(Exercise directions): All lines from the beginning of the listing through the line with "columnspacing=1.4)" are to be copied word for word; the pictures are not.

++++

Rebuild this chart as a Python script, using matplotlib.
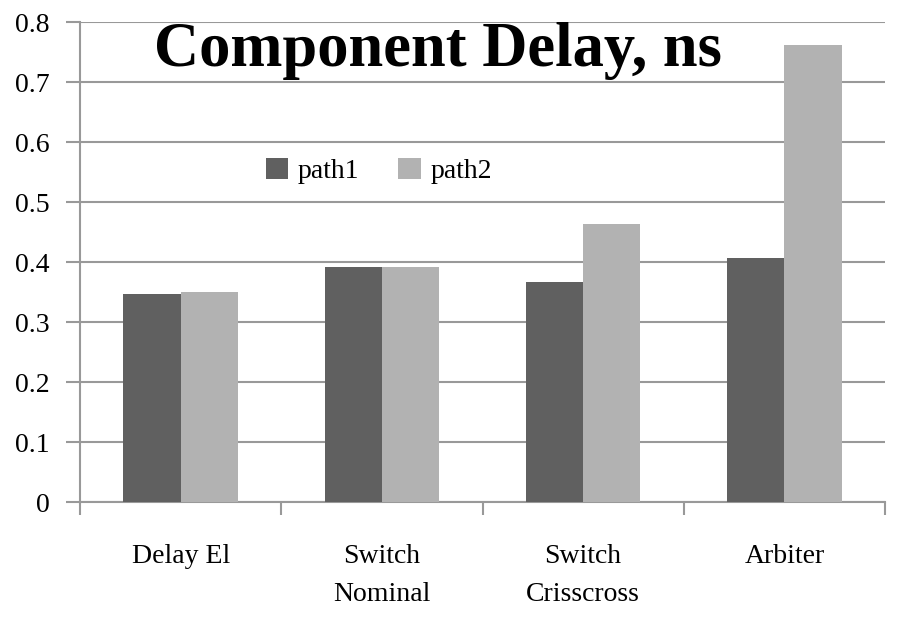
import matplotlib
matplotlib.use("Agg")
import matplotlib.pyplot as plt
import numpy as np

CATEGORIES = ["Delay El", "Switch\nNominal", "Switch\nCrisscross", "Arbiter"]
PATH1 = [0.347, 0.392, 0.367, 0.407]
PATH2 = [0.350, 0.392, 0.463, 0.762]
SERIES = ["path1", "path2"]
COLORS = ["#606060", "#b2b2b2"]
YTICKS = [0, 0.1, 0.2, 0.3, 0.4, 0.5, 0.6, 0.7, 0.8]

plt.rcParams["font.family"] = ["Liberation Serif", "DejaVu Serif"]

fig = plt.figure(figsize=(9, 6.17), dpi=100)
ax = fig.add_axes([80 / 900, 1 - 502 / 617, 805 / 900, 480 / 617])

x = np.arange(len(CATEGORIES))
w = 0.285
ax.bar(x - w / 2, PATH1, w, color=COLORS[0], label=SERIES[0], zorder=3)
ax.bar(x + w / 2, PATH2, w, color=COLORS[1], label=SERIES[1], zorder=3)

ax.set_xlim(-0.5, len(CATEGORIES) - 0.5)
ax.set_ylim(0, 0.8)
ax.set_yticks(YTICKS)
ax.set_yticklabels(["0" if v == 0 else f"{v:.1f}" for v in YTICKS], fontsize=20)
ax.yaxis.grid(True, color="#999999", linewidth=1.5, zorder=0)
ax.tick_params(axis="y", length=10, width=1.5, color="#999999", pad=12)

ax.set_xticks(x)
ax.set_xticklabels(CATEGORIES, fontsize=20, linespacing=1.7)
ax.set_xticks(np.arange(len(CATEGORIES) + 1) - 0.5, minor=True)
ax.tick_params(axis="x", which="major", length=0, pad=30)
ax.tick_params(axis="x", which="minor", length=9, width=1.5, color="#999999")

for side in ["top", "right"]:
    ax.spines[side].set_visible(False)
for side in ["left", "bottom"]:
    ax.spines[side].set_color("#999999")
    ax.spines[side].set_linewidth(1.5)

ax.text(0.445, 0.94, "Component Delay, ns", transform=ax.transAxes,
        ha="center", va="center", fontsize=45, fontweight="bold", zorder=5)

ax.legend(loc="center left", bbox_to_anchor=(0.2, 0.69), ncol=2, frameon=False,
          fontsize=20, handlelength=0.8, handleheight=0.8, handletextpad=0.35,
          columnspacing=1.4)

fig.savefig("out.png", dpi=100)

++++

(Answer for the task):
Rebuild this chart as a Python script, using matplotlib.
import matplotlib
matplotlib.use("Agg")
import matplotlib.pyplot as plt
import numpy as np

CATEGORIES = ["Delay El", "Switch\nNominal", "Switch\nCrisscross", "Arbiter"]
PATH1 = [0.347, 0.392, 0.367, 0.407]
PATH2 = [0.350, 0.392, 0.463, 0.762]
SERIES = ["path1", "path2"]
COLORS = ["#606060", "#b2b2b2"]
YTICKS = [0, 0.1, 0.2, 0.3, 0.4, 0.5, 0.6, 0.7, 0.8]

plt.rcParams["font.family"] = ["Liberation Serif", "DejaVu Serif"]

fig = plt.figure(figsize=(9, 6.17), dpi=100)
ax = fig.add_axes([80 / 900, 1 - 502 / 617, 805 / 900, 480 / 617])

x = np.arange(len(CATEGORIES))
w = 0.285
ax.bar(x - w / 2, PATH1, w, color=COLORS[0], label=SERIES[0], zorder=3)
ax.bar(x + w / 2, PATH2, w, color=COLORS[1], label=SERIES[1], zorder=3)

ax.set_xlim(-0.5, len(CATEGORIES) - 0.5)
ax.set_ylim(0, 0.8)
ax.set_yticks(YTICKS)
ax.set_yticklabels(["0" if v == 0 else f"{v:.1f}" for v in YTICKS], fontsize=20)
ax.yaxis.grid(True, color="#999999", linewidth=1.5, zorder=0)
ax.tick_params(axis="y", length=10, width=1.5, color="#999999", pad=12)

ax.set_xticks(x)
ax.set_xticklabels(CATEGORIES, fontsize=20, linespacing=1.7)
ax.set_xticks(np.arange(len(CATEGORIES) + 1) - 0.5, minor=True)
ax.tick_params(axis="x", which="major", length=0, pad=30)
ax.tick_params(axis="x", which="minor", length=9, width=1.5, color="#999999")

for side in ["top", "right"]:
    ax.spines[side].set_visible(False)
for side in ["left", "bottom"]:
    ax.spines[side].set_color("#999999")
    ax.spines[side].set_linewidth(1.5)

ax.text(0.445, 0.94, "Component Delay, ns", transform=ax.transAxes,
        ha="center", va="center", fontsize=45, fontweight="bold", zorder=5)

ax.legend(loc="center left", bbox_to_anchor=(0.2, 0.69), ncol=2, frameon=False,
          fontsize=20, handlelength=0.8, handleheight=0.8, handletextpad=0.35,
          columnspacing=1.4)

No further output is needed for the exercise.